私は20年近く「絶対達成」をコンセプトに企業を支援してきた。
「絶対達成」というフレーズを聞くと、「厳しい」「怖い」というイメージを持つ人が多い。しかし、目標設定を間違えなければ「絶対達成」は難しくない。それどころか達成感を覚えられ、やりがいを感じたり、仕事そのものが楽しくなったりするものだ。
名著『7つの習慣』にも書かれてある通り、「終わりを思い描くことから始める」という習慣は本当に重要だ。イメージができない目標は、達成しようという意欲も落とす。
「フルマラソンで5時間を切ろう!」
というのは、単なるスローガンであり、意気込みだ。具体的なイメージを持つためには、目標そのものを細かく、小さくすることだ。
「1キロ先のあの場所まで、7分で行こう」
このように決めることで「達成体験」を多く積み重ねることができる。
「よし!7分で行けた」
「4回連続で7分ペースで行けた!」
ハーズバーグの二要因理論の「動機付け要因」で最もインパクトが強いのが「達成体験」である。達成感を味わうことでモチベーションは上がるものだ。
このように「小さな達成体験」を重ねることで自信が芽生え、大きな目標を達成できるようになる。
■なぜ「小さな成功体験」は積み上げられないのか?
昨今「メンタル不調」になる部下が増えている。その原因の一つに、上司の目標設定があると私は考えている。

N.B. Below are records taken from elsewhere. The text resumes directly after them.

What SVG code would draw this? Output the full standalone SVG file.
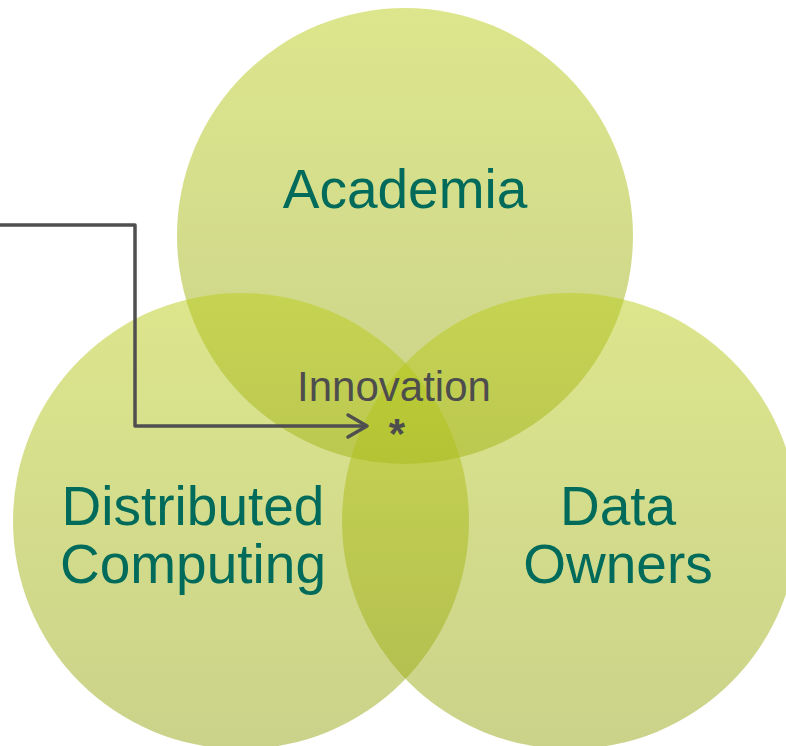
<svg xmlns="http://www.w3.org/2000/svg" width="786" height="746" viewBox="0 0 786 746">
<defs>
<linearGradient id="g" x1="0" y1="0" x2="0" y2="1">
<stop offset="0" stop-color="#BACD1A"/>
<stop offset="1" stop-color="#96A616"/>
</linearGradient>
<style>
.c{fill:url(#g);fill-opacity:0.5}
.t{font-family:"Liberation Sans",Arial,sans-serif;font-size:55px;fill:#006B5A;text-anchor:middle}
.i{font-family:"Liberation Sans",Arial,sans-serif;font-size:42px;fill:#4D4D4D;text-anchor:middle}
.conn{fill:none;stroke:#4F4F4F;stroke-width:3.5;stroke-linejoin:round;stroke-linecap:round}
</style>
</defs>
<rect width="786" height="746" fill="#FFFFFF"/>
<g id="academia"><circle class="c" cx="405" cy="236" r="228"/></g>
<g id="distributed-computing"><circle class="c" cx="241" cy="521" r="228"/></g>
<g id="data-owners"><circle class="c" cx="570" cy="521" r="228"/></g>
<g id="labels">
<text class="t" x="405" y="208">Academia</text>
<text class="t" x="193" y="525">Distributed</text>
<text class="t" x="193" y="583">Computing</text>
<text class="t" x="618" y="525">Data</text>
<text class="t" x="618" y="583">Owners</text>
</g>
<g id="innovation">
<text class="i" x="394" y="401">Innovation</text>
<text class="i" x="397" y="448" font-weight="bold">*</text>
</g>
<g id="connectors">
<path class="conn" d="M0 225 H135 V426 H366"/>
<path class="conn" d="M348 415 L367 426 L348 437"/>
</g>
</svg>
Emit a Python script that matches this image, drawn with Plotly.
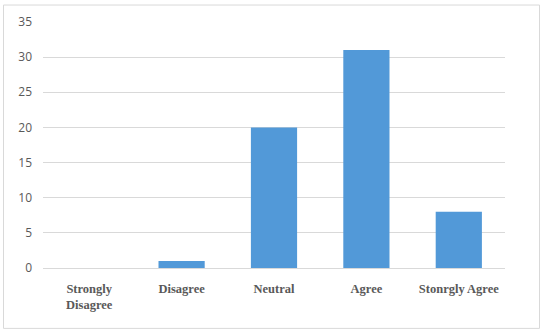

そのために3つのポイントを意識していくことが重要だ。その3つが、
(1)目標より指標を決める
(2)指標を低くする
(3)小さな達成体験を意識する
である。ここでワンポイントアドバイスをしたい。最も重要なのは「小さな達成体験」である。一般的には「小さな成功体験」と言うが、なかなか難しい。なぜなら「成功」という概念がとても曖昧だからだ。ダメ上司は曖昧なことばかり繰り返す。曖昧なものはイメージしづらいと覚えよう。
したがって「小さな成功体験」ではなく「小さな達成体験」を意識しよう。優秀な上司は必ず「数字」を使う。そしてどんな仕事であっても、目標さえ適正であれば、必ず達成できる。
上司は小さな目標を設定し、小さな達成体験を意識していこう。部下を健全に育てるうえで、とても重要な考え方だ。